En parallèle de cette inspiration de la nature, la non-exploitation animale modifie également en profondeur la structuration des économies humaines. Théoricien socialiste britannique et fondateur de la Humanitarian League, Henry Stephens Salt estimait ainsi hautement le végétarisme pour ses vertus socialisantes. À ses yeux, la pratique massive d’un tel régime alimentaire aboutirait nécessairement à la collectivisation des moyens de production et des terres agricoles. « Qui a déjà compris la valeur de la modération et de l’économie en matière de nourriture et de boisson est moins enclin à accepter l’accumulation individuelle des richesses. […] Les végétariens […] peuvent difficilement souhaiter autre chose que la propriété des sols, soit celle de la nation qui repose sur ces derniers. »

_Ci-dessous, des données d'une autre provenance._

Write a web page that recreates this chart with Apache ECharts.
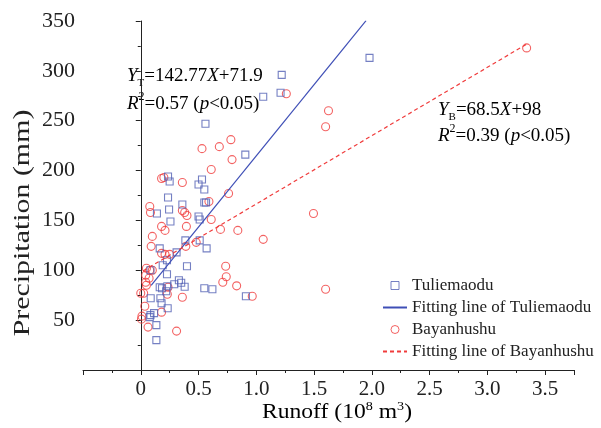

Certes, les propositions de ces premières et premiers militants antispécistes confinaient parfois plus au rêve qu’à la réalité, et l’avenir a nuancé certaines de leurs évidences — l’industrialisation n’a en effet pas épargné les produits d’origine végétale. Bien que ces autrices et auteurs tombèrent pour partie dans l’oubli tant le marxisme dominant à gauche parvint à reléguer au rang d’anecdote la question animale, les redécouvrir aujourd’hui à travers une telle anthologie — alors que les comportements antispécistes individuels reviennent sur le devant de la scène médiatique — permet de réarticuler la critique de la domination capitaliste et l’émancipation animale. Et d’échapper ainsi au piège de sacrifier l’une pour libérer l’autre.